More because I haven't posted in a few days than for any other reason, I am going to blog about my theories on the Helm of Awe. It is an item that Sigurd, the Volsung, took from Fafnir after he killed him. Most scholars translate it as a 'helmet' but it is also a rune that Viking sailors used to tattoo themselves with for protection. Although, most of the information you will find on the internet is what could be called 'speculative' rather than being 'academic', there is a book by Terisa Green called The Tattoo Encyclopedia in which Green, an archeologist, shows the tattoo as being of ancient origins.
Perhaps it is translated as a 'helmet' because Sigurd's German counterpart Siegfried has a 'tarnkappe' which is normally translated as a 'cloak of invisibility' in spite of the fact that 'kappe' can also be translated as 'helm'. When Siegfried is wrestling Brunhilde, it seems to me that a head covering would stay on better than a cloak.

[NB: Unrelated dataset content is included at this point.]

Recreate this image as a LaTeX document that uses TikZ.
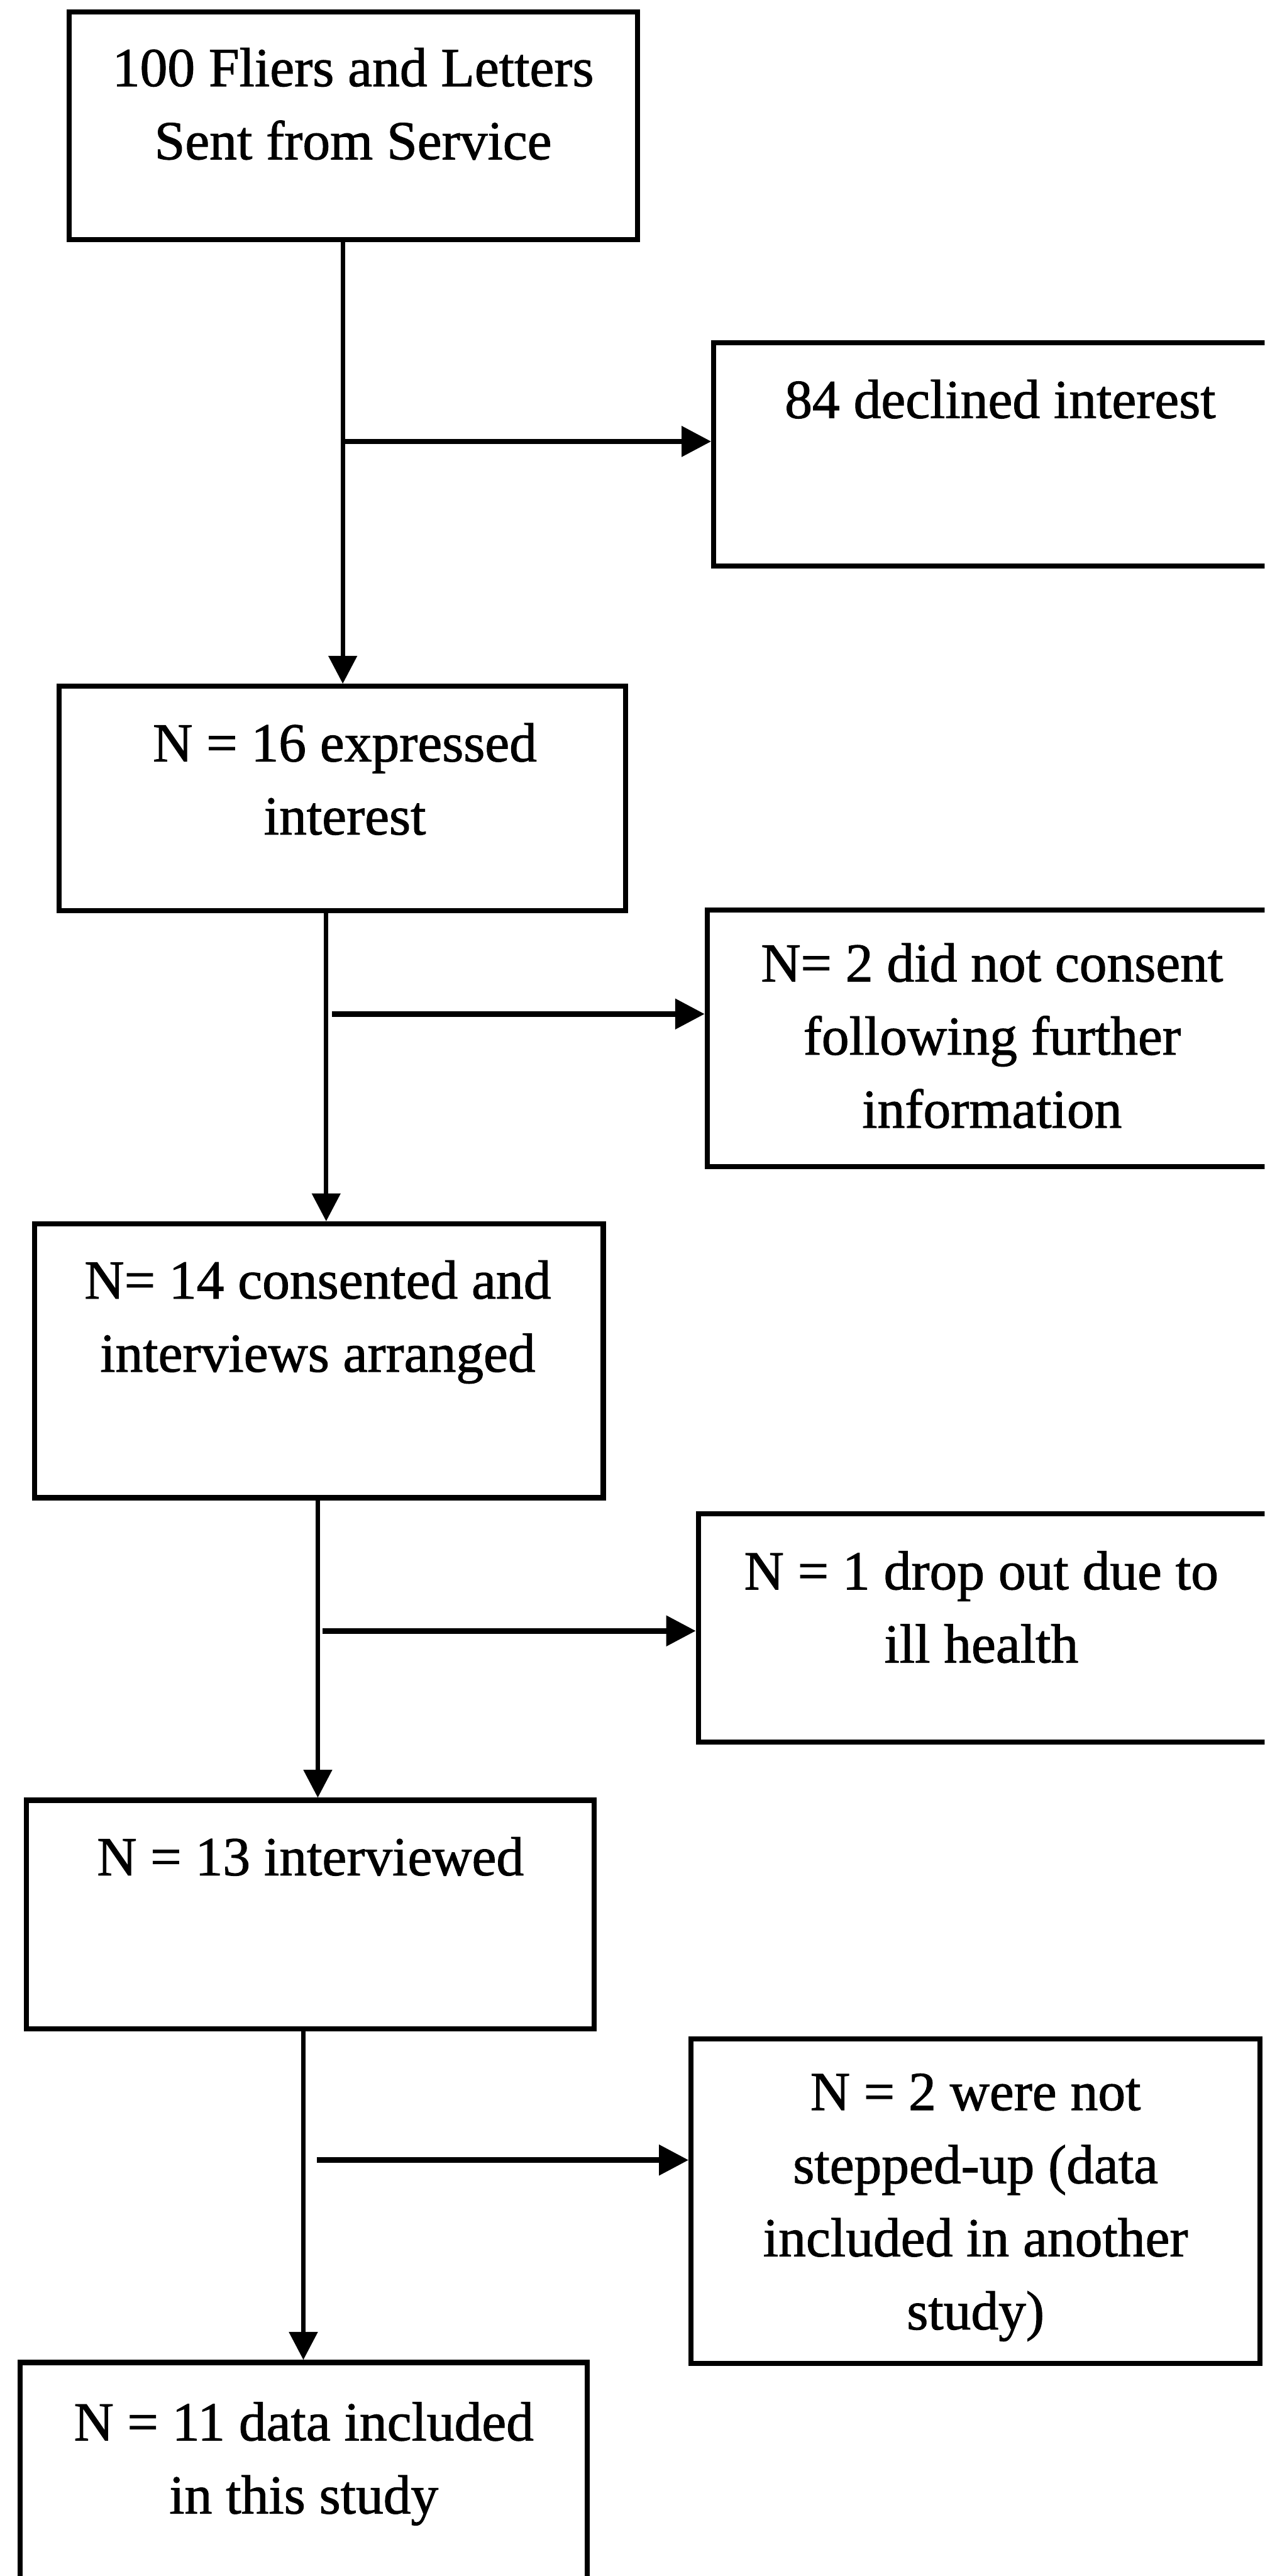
\documentclass[tikz,border=0pt]{standalone}
\usepackage{fontspec}
\setmainfont{Liberation Serif}[FakeBold=1.2]
\usetikzlibrary{arrows.meta}
\begin{document}
\begin{tikzpicture}[x=1pt,y=-1pt,
  box/.style={draw, line width=3.1pt, inner sep=0pt, rectangle},
  txt/.style={anchor=north, align=center, inner sep=0pt, font=\fontsize{33.5}{44.5}\selectfont},
  varr/.style={line width=2.7pt, -{Triangle[length=17pt,width=17pt]}},
  harr/.style={line width=3.3pt, -{Triangle[length=18pt,width=18pt]}}]
\useasboundingbox (0,0) rectangle (770,1568);
\clip (0,0) rectangle (770,1568);
% boxes
\node[box, minimum width=346pt,   minimum height=138.5pt] (b1) at (215,76.5) {};
\node[box, minimum width=348.4pt, minimum height=135.8pt] (b2) at (608.8,276.5) {};
\node[box, minimum width=345pt,   minimum height=136.5pt] (b3) at (208.5,486) {};
\node[box, minimum width=346.4pt, minimum height=156pt]   (b4) at (603.8,632) {};
\node[box, minimum width=346.2pt, minimum height=166.7pt] (b5) at (194.2,828.3) {};
\node[box, minimum width=346.8pt, minimum height=139pt]   (b6) at (598.6,991) {};
\node[box, minimum width=345.7pt, minimum height=139pt]   (b7) at (189,1165.3) {};
\node[box, minimum width=346.2pt, minimum height=197.4pt] (b8) at (593.9,1339.9) {};
\node[box, minimum width=345.2pt, minimum height=137pt]   (b9) at (184.9,1506.5) {};
% texts
\node[txt] (t1) at (215,29) {100 Fliers and Letters\\Sent from Service};
\node[txt] (t2) at (609,231) {84 declined interest};
\node[txt] (t3) at (210,440) {N = 16 expressed\\interest};
\node[txt] (t4) at (604,574) {N= 2 did not consent\\following further\\information};
\node[txt] (t5) at (193.5,767) {N= 14 consented and\\interviews arranged};
\node[txt] (t6) at (597.5,944) {N = 1 drop out due to\\ill health};
\node[txt] (t7) at (189,1118) {N = 13 interviewed};
\node[txt] (t8) at (594,1262) {N = 2 were not\\stepped-up (data\\included in another\\study)};
\node[txt] (t9) at (185,1462) {N = 11 data included\\in this study};
% connector coordinates
\coordinate (v1) at (208.7,0);
\coordinate (s1) at (208.7,268.7);
\coordinate (v2) at (198.6,0);
\coordinate (s2) at (202.3,617.2);
\coordinate (v3) at (193.5,0);
\coordinate (s3) at (196.4,992.7);
\coordinate (v4) at (184.7,0);
\coordinate (s4) at (193,1314.8);
% connectors
\draw[varr] (v1 |- b1.south) -- (v1 |- b3.north);
\draw[harr] (s1) -- (s1 -| b2.west);
\draw[varr] (v2 |- b3.south) -- (v2 |- b5.north);
\draw[harr] (s2) -- (s2 -| b4.west);
\draw[varr] (v3 |- b5.south) -- (v3 |- b7.north);
\draw[harr] (s3) -- (s3 -| b6.west);
\draw[varr] (v4 |- b7.south) -- (v4 |- b9.north);
\draw[harr] (s4) -- (s4 -| b8.west);
\end{tikzpicture}
\end{document}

Even more so, when Siegfried is trying to win Brunhilde for Gunther and is throwing things and trying to make it appear as though it is Gunther doing it. This would be harder to accomplish swathed in a cloak.
We are expected to suspend disbelief but, if there is a way to translate these words that aren't so contrary to logic, why not use them. Are scholars saying that people in the 12th century were any less logical than ourselves?
Sigurd did not seem to have the covering that made him invincible like Siegfried but I question that. If he acquired this rune from the dragon, then he did possess invincibility, he just didn't use it.